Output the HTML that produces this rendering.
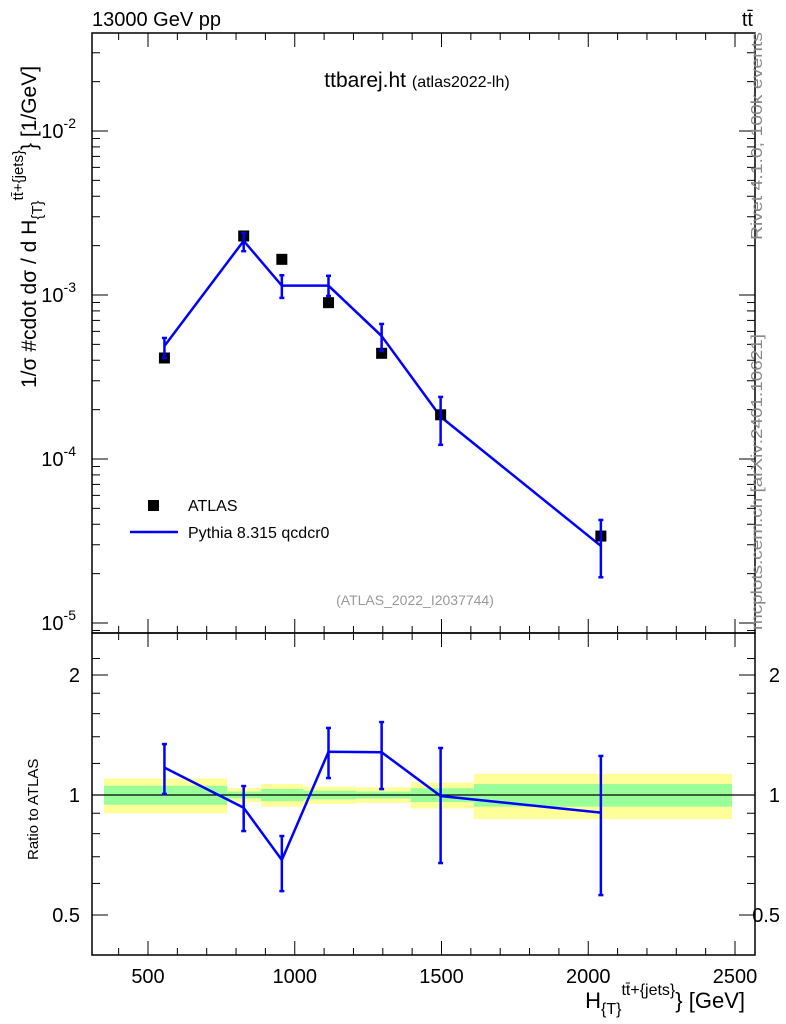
<!DOCTYPE html>
<html><head><meta charset="utf-8"><style>
body{margin:0;background:#fff}
svg{display:block;font-family:"Liberation Sans",sans-serif}
</style></head><body>
<svg id="c" width="786" height="1024" viewBox="0 0 786 1024">
<g id="bands"></g>
<g id="axes"></g>
<g id="series"></g>
<text x="92" y="26" font-size="20">13000 GeV pp</text>
<text x="753" y="26" font-size="20" text-anchor="end">tt̄</text>
<text x="417" y="87" font-size="21" text-anchor="middle">ttbarej.ht <tspan font-size="16">(atlas2022-lh)</tspan></text>
<text x="415" y="605" font-size="14" fill="#999" text-anchor="middle">(ATLAS_2022_I2037744)</text>
<text transform="translate(762,240) rotate(-90)" font-size="16" fill="#888" textLength="208" lengthAdjust="spacingAndGlyphs">Rivet 4.1.0,  100k events</text>
<text transform="translate(762,630) rotate(-90)" font-size="16" fill="#888" textLength="296" lengthAdjust="spacingAndGlyphs">mcplots.cern.ch [arXiv:2401.10621]</text>
<text transform="translate(36,388) rotate(-90)" font-size="21">1/σ #cdot dσ / d H<tspan font-size="15" dy="6">{T}</tspan><tspan font-size="15" dy="-19">tt̄+{jets}</tspan><tspan dy="13">} [1/GeV]</tspan></text>
<text transform="translate(38,860) rotate(-90)" font-size="15">Ratio to ATLAS</text>
<text x="745" y="1008" font-size="22" text-anchor="end">H<tspan font-size="16" dy="6">{T}</tspan><tspan font-size="16" dy="-19">tt̄+{jets}</tspan><tspan dy="13">} [GeV]</tspan></text>
<rect x="148" y="500" width="11" height="11" fill="#000"/>
<text x="188" y="511" font-size="16">ATLAS</text>
<line x1="130" y1="532" x2="178" y2="532" stroke="#0000ff" stroke-width="2.5"/>
<text x="188" y="538" font-size="16">Pythia 8.315 qcdcr0</text>
</svg>
<script>
const binEdges=[350,770,885,1030,1210,1395,1610,2490];
const xPoints=[556,826,956,1115,1296,1497,2043];
const dataVals=[4.13e-4,2.29e-3,1.65e-3,8.98e-4,4.41e-4,1.86e-4,3.39e-5];
const mcVals=[4.89e-4,2.14e-3,1.14e-3,1.14e-3,5.62e-4,1.81e-4,2.95e-5];
const mcHi=[5.47e-4,2.39e-3,1.32e-3,1.31e-3,6.66e-4,2.39e-4,4.25e-5];
const mcLo=[4.13e-4,1.85e-3,9.6e-4,9.86e-4,4.56e-4,1.22e-4,1.9e-5];
const ratioVals=[1.171,0.929,0.687,1.284,1.280,0.994,0.903];
const ratioHi=[1.342,1.053,0.789,1.473,1.524,1.312,1.253];
const ratioLo=[1.006,0.812,0.574,1.103,1.035,0.675,0.561];
const bandYellow=[0.10,0.04,0.065,0.05,0.045,0.075,0.13];
const bandGreen=[0.055,0.02,0.035,0.025,0.02,0.04,0.065];
const xTicks=[500,1000,1500,2000,2500];
const yExps=[-5,-4,-3,-2];
const rTicks=[0.5,1,2];

const NS="http://www.w3.org/2000/svg";
const L=92,R=755,T=33,M=633,B=955;
const X=v=>1.25+v*0.2935;
const Y=v=>295-164*(Math.log10(v)+3);
const RY=v=>795-120*Math.log2(v);
function mk(p,tag,at){const e=document.createElementNS(NS,tag);for(const k in at)e.setAttribute(k,at[k]);p.appendChild(e);return e;}
const bands=document.getElementById('bands'),axes=document.getElementById('axes'),ser=document.getElementById('series');

for(let i=0;i<bandYellow.length;i++){
  const x1=X(binEdges[i]),x2=X(binEdges[i+1]);
  let r=mk(bands,'rect',{x:x1,y:RY(1+bandYellow[i]),width:x2-x1,height:RY(1-bandYellow[i])-RY(1+bandYellow[i]),fill:'#ffff99'});
  
  
  r=mk(bands,'rect',{x:x1,y:RY(1+bandGreen[i]),width:x2-x1,height:RY(1-bandGreen[i])-RY(1+bandGreen[i]),fill:'#99ff99'});
  
  
}
let ln=mk(axes,'line',{x1:L,x2:R,y1:RY(1),y2:RY(1),stroke:'#000','stroke-width':1.2});



mk(axes,'rect',{x:L,y:T,width:R-L,height:M-T,fill:'none',stroke:'#000','stroke-width':1.5});
mk(axes,'rect',{x:L,y:M,width:R-L,height:B-M,fill:'none',stroke:'#000','stroke-width':1.5});
for(let v=400;v<=2500;v+=100){
  const x=X(v),maj=v%500==0,h=maj?14:7;
  for(const [a,d] of [[T,1],[M,-1],[M,1],[B,-1]]) mk(axes,'line',{x1:x,x2:x,y1:a,y2:a+d*h,stroke:'#000','stroke-width':1});
}
xTicks.forEach(v=>{const t=mk(axes,'text',{x:X(v),y:983,'font-size':20,'text-anchor':'middle'});t.textContent=v;

});
for(let e=-6;e<=-1;e++)for(let m=1;m<10;m++){
  const v=m*Math.pow(10,e),y=Y(v);if(y<T||y>M)continue;const h=m==1?16:8;
  mk(axes,'line',{x1:L,x2:L+h,y1:y,y2:y,stroke:'#000'});mk(axes,'line',{x1:R,x2:R-h,y1:y,y2:y,stroke:'#000'});
}
yExps.forEach(e=>{const t=mk(axes,'text',{x:76,y:Y(Math.pow(10,e))+7,'font-size':20,'text-anchor':'end'});
t.innerHTML='10<tspan font-size="14" dy="-10">'+e+'</tspan>';

});
[0.5,0.6,0.7,0.8,0.9,1,1.2,1.4,1.6,1.8,2,2.2].forEach(v=>{const y=RY(v);if(y<M||y>B)return;const h=rTicks.includes(v)?16:8;
  mk(axes,'line',{x1:L,x2:L+h,y1:y,y2:y,stroke:'#000'});mk(axes,'line',{x1:R,x2:R-h,y1:y,y2:y,stroke:'#000'});});
rTicks.forEach(v=>{for(const [x,a] of [[80,'end'],[780,'end']]){const t=mk(axes,'text',{x:x,y:RY(v)+7,'font-size':20,'text-anchor':a});t.textContent=v;

}});

const blue='#0000ff';
let pts=xPoints.map((x,i)=>X(x)+','+Y(mcVals[i])).join(' ');
let pl=mk(ser,'polyline',{points:pts,fill:'none',stroke:blue,'stroke-width':2.5});


pts=xPoints.map((x,i)=>X(x)+','+RY(ratioVals[i])).join(' ');
pl=mk(ser,'polyline',{points:pts,fill:'none',stroke:blue,'stroke-width':2.5});


xPoints.forEach((xv,i)=>{
  const x=X(xv);
  const m=mk(ser,'rect',{x:x-5.5,y:Y(dataVals[i])-5.5,width:11,height:11,fill:'#000'});
  
  
  for(const [hi,lo,f] of [[mcHi[i],mcLo[i],Y],[ratioHi[i],ratioLo[i],RY]]){
    const g=mk(ser,'g',{stroke:blue,'stroke-width':2.5});
    
    
    mk(g,'line',{x1:x,x2:x,y1:f(hi),y2:f(lo)});
    mk(g,'line',{x1:x-2.5,x2:x+2.5,y1:f(hi),y2:f(hi)});
    mk(g,'line',{x1:x-2.5,x2:x+2.5,y1:f(lo),y2:f(lo)});
  }
});
</script>
</body></html>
·····
Task requirements
Copy the data exactly. Any picture it contains is to be omitted.

Task answer
Output the HTML that produces this rendering.
<!DOCTYPE html>
<html><head><meta charset="utf-8"><style>
body{margin:0;background:#fff}
svg{display:block;font-family:"Liberation Sans",sans-serif}
</style></head><body>
<svg id="c" width="786" height="1024" viewBox="0 0 786 1024">
<g id="bands"></g>
<g id="axes"></g>
<g id="series"></g>
<text x="92" y="26" font-size="20">13000 GeV pp</text>
<text x="753" y="26" font-size="20" text-anchor="end">tt̄</text>
<text x="417" y="87" font-size="21" text-anchor="middle">ttbarej.ht <tspan font-size="16">(atlas2022-lh)</tspan></text>
<text x="415" y="605" font-size="14" fill="#999" text-anchor="middle">(ATLAS_2022_I2037744)</text>
<text transform="translate(762,240) rotate(-90)" font-size="16" fill="#888" textLength="208" lengthAdjust="spacingAndGlyphs">Rivet 4.1.0,  100k events</text>
<text transform="translate(762,630) rotate(-90)" font-size="16" fill="#888" textLength="296" lengthAdjust="spacingAndGlyphs">mcplots.cern.ch [arXiv:2401.10621]</text>
<text transform="translate(36,388) rotate(-90)" font-size="21">1/σ #cdot dσ / d H<tspan font-size="15" dy="6">{T}</tspan><tspan font-size="15" dy="-19">tt̄+{jets}</tspan><tspan dy="13">} [1/GeV]</tspan></text>
<text transform="translate(38,860) rotate(-90)" font-size="15">Ratio to ATLAS</text>
<text x="745" y="1008" font-size="22" text-anchor="end">H<tspan font-size="16" dy="6">{T}</tspan><tspan font-size="16" dy="-19">tt̄+{jets}</tspan><tspan dy="13">} [GeV]</tspan></text>
<rect x="148" y="500" width="11" height="11" fill="#000"/>
<text x="188" y="511" font-size="16">ATLAS</text>
<line x1="130" y1="532" x2="178" y2="532" stroke="#0000ff" stroke-width="2.5"/>
<text x="188" y="538" font-size="16">Pythia 8.315 qcdcr0</text>
</svg>
<script>
const binEdges=[350,770,885,1030,1210,1395,1610,2490];
const xPoints=[556,826,956,1115,1296,1497,2043];
const dataVals=[4.13e-4,2.29e-3,1.65e-3,8.98e-4,4.41e-4,1.86e-4,3.39e-5];
const mcVals=[4.89e-4,2.14e-3,1.14e-3,1.14e-3,5.62e-4,1.81e-4,2.95e-5];
const mcHi=[5.47e-4,2.39e-3,1.32e-3,1.31e-3,6.66e-4,2.39e-4,4.25e-5];
const mcLo=[4.13e-4,1.85e-3,9.6e-4,9.86e-4,4.56e-4,1.22e-4,1.9e-5];
const ratioVals=[1.171,0.929,0.687,1.284,1.280,0.994,0.903];
const ratioHi=[1.342,1.053,0.789,1.473,1.524,1.312,1.253];
const ratioLo=[1.006,0.812,0.574,1.103,1.035,0.675,0.561];
const bandYellow=[0.10,0.04,0.065,0.05,0.045,0.075,0.13];
const bandGreen=[0.055,0.02,0.035,0.025,0.02,0.04,0.065];
const xTicks=[500,1000,1500,2000,2500];
const yExps=[-5,-4,-3,-2];
const rTicks=[0.5,1,2];

const NS="http://www.w3.org/2000/svg";
const L=92,R=755,T=33,M=633,B=955;
const X=v=>1.25+v*0.2935;
const Y=v=>295-164*(Math.log10(v)+3);
const RY=v=>795-120*Math.log2(v);
function mk(p,tag,at){const e=document.createElementNS(NS,tag);for(const k in at)e.setAttribute(k,at[k]);p.appendChild(e);return e;}
const bands=document.getElementById('bands'),axes=document.getElementById('axes'),ser=document.getElementById('series');

for(let i=0;i<bandYellow.length;i++){
  const x1=X(binEdges[i]),x2=X(binEdges[i+1]);
  let r=mk(bands,'rect',{x:x1,y:RY(1+bandYellow[i]),width:x2-x1,height:RY(1-bandYellow[i])-RY(1+bandYellow[i]),fill:'#ffff99'});
  
  
  r=mk(bands,'rect',{x:x1,y:RY(1+bandGreen[i]),width:x2-x1,height:RY(1-bandGreen[i])-RY(1+bandGreen[i]),fill:'#99ff99'});
  
  
}
let ln=mk(axes,'line',{x1:L,x2:R,y1:RY(1),y2:RY(1),stroke:'#000','stroke-width':1.2});



mk(axes,'rect',{x:L,y:T,width:R-L,height:M-T,fill:'none',stroke:'#000','stroke-width':1.5});
mk(axes,'rect',{x:L,y:M,width:R-L,height:B-M,fill:'none',stroke:'#000','stroke-width':1.5});
for(let v=400;v<=2500;v+=100){
  const x=X(v),maj=v%500==0,h=maj?14:7;
  for(const [a,d] of [[T,1],[M,-1],[M,1],[B,-1]]) mk(axes,'line',{x1:x,x2:x,y1:a,y2:a+d*h,stroke:'#000','stroke-width':1});
}
xTicks.forEach(v=>{const t=mk(axes,'text',{x:X(v),y:983,'font-size':20,'text-anchor':'middle'});t.textContent=v;

});
for(let e=-6;e<=-1;e++)for(let m=1;m<10;m++){
  const v=m*Math.pow(10,e),y=Y(v);if(y<T||y>M)continue;const h=m==1?16:8;
  mk(axes,'line',{x1:L,x2:L+h,y1:y,y2:y,stroke:'#000'});mk(axes,'line',{x1:R,x2:R-h,y1:y,y2:y,stroke:'#000'});
}
yExps.forEach(e=>{const t=mk(axes,'text',{x:76,y:Y(Math.pow(10,e))+7,'font-size':20,'text-anchor':'end'});
t.innerHTML='10<tspan font-size="14" dy="-10">'+e+'</tspan>';

});
[0.5,0.6,0.7,0.8,0.9,1,1.2,1.4,1.6,1.8,2,2.2].forEach(v=>{const y=RY(v);if(y<M||y>B)return;const h=rTicks.includes(v)?16:8;
  mk(axes,'line',{x1:L,x2:L+h,y1:y,y2:y,stroke:'#000'});mk(axes,'line',{x1:R,x2:R-h,y1:y,y2:y,stroke:'#000'});});
rTicks.forEach(v=>{for(const [x,a] of [[80,'end'],[780,'end']]){const t=mk(axes,'text',{x:x,y:RY(v)+7,'font-size':20,'text-anchor':a});t.textContent=v;

}});

const blue='#0000ff';
let pts=xPoints.map((x,i)=>X(x)+','+Y(mcVals[i])).join(' ');
let pl=mk(ser,'polyline',{points:pts,fill:'none',stroke:blue,'stroke-width':2.5});


pts=xPoints.map((x,i)=>X(x)+','+RY(ratioVals[i])).join(' ');
pl=mk(ser,'polyline',{points:pts,fill:'none',stroke:blue,'stroke-width':2.5});


xPoints.forEach((xv,i)=>{
  const x=X(xv);
  const m=mk(ser,'rect',{x:x-5.5,y:Y(dataVals[i])-5.5,width:11,height:11,fill:'#000'});
  
  
  for(const [hi,lo,f] of [[mcHi[i],mcLo[i],Y],[ratioHi[i],ratioLo[i],RY]]){
    const g=mk(ser,'g',{stroke:blue,'stroke-width':2.5});
    
    
    mk(g,'line',{x1:x,x2:x,y1:f(hi),y2:f(lo)});
    mk(g,'line',{x1:x-2.5,x2:x+2.5,y1:f(hi),y2:f(hi)});
    mk(g,'line',{x1:x-2.5,x2:x+2.5,y1:f(lo),y2:f(lo)});
  }
});
</script>
</body></html>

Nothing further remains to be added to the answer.